◆ Exercise aim:
Pick out each line below containing "image".

---- Source excerpt

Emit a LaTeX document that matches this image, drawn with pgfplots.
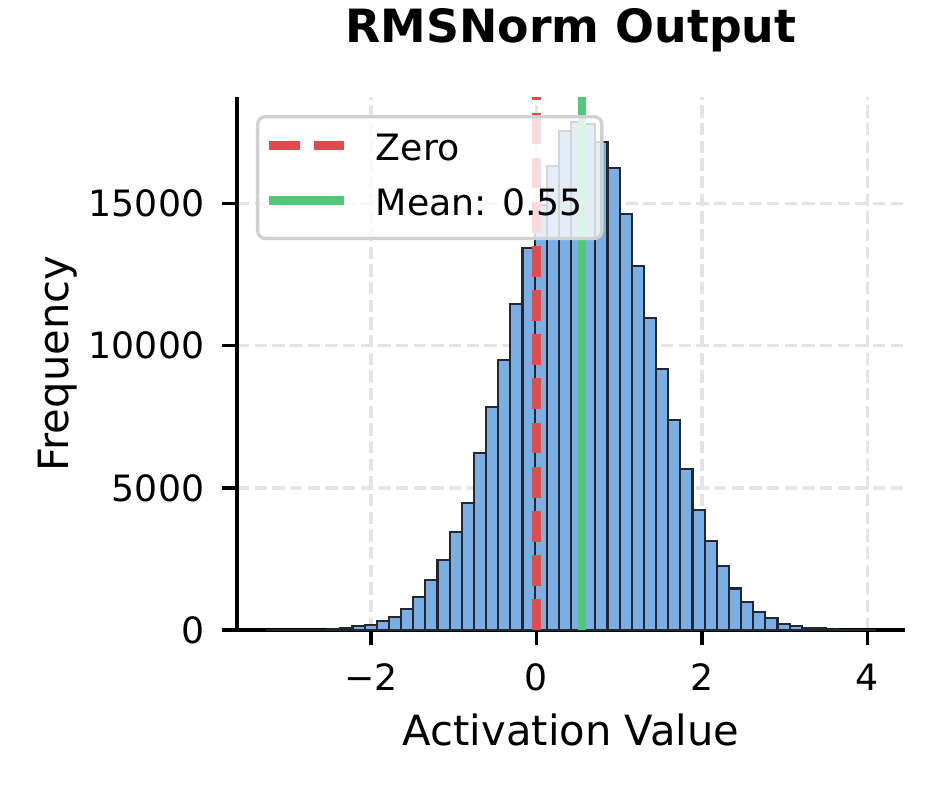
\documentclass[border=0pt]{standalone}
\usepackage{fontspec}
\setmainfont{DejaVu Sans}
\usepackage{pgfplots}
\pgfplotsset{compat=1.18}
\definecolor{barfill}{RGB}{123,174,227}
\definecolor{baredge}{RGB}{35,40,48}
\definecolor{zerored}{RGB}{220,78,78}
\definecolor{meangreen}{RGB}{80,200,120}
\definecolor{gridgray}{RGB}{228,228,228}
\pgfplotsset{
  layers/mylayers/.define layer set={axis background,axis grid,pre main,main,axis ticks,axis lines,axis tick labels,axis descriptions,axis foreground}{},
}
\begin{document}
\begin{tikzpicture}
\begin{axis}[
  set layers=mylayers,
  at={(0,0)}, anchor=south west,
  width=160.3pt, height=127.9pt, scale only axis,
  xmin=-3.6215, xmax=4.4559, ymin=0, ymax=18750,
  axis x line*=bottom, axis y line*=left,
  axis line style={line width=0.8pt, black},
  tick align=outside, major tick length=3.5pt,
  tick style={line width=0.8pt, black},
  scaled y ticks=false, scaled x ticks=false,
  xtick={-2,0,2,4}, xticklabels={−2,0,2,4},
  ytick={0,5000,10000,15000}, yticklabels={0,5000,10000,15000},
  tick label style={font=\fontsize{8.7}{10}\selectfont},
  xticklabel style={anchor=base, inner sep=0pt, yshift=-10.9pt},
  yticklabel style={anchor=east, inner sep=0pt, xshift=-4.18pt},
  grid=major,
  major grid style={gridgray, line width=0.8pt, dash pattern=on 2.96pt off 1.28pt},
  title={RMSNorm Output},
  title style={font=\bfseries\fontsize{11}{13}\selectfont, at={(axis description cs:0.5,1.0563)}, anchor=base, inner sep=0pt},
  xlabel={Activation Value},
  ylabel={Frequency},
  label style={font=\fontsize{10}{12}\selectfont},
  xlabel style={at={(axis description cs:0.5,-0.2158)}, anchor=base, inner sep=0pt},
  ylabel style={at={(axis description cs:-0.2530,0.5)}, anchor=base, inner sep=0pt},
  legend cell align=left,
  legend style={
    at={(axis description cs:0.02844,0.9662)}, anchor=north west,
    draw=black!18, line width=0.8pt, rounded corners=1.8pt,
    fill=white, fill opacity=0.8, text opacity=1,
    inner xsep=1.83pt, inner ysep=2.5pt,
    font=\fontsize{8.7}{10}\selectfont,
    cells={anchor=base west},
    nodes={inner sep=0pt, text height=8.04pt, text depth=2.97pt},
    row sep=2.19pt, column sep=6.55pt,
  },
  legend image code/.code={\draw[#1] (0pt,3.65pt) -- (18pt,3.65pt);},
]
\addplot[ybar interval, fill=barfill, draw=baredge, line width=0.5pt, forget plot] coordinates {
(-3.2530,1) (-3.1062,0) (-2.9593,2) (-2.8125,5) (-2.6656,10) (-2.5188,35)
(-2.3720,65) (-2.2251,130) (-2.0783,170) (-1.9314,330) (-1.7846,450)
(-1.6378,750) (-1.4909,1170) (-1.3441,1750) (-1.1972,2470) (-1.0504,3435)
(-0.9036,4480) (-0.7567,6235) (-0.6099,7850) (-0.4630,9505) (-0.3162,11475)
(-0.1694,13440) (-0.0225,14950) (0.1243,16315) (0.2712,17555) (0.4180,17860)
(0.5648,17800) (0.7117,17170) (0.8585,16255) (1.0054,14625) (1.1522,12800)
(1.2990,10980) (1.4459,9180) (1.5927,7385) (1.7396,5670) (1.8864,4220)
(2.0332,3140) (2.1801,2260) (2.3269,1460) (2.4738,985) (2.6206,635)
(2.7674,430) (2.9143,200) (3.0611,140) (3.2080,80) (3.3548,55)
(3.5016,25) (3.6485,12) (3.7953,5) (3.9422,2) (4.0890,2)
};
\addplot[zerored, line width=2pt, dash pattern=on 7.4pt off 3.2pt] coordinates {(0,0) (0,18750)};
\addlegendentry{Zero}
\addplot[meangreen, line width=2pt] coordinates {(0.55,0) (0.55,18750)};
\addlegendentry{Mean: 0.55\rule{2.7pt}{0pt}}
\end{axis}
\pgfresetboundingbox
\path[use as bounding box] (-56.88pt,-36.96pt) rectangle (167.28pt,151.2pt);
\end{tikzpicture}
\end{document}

--------

◆ Correct answer:
Emit a LaTeX document that matches this image, drawn with pgfplots.
  legend image code/.code={\draw[#1] (0pt,3.65pt) -- (18pt,3.65pt);},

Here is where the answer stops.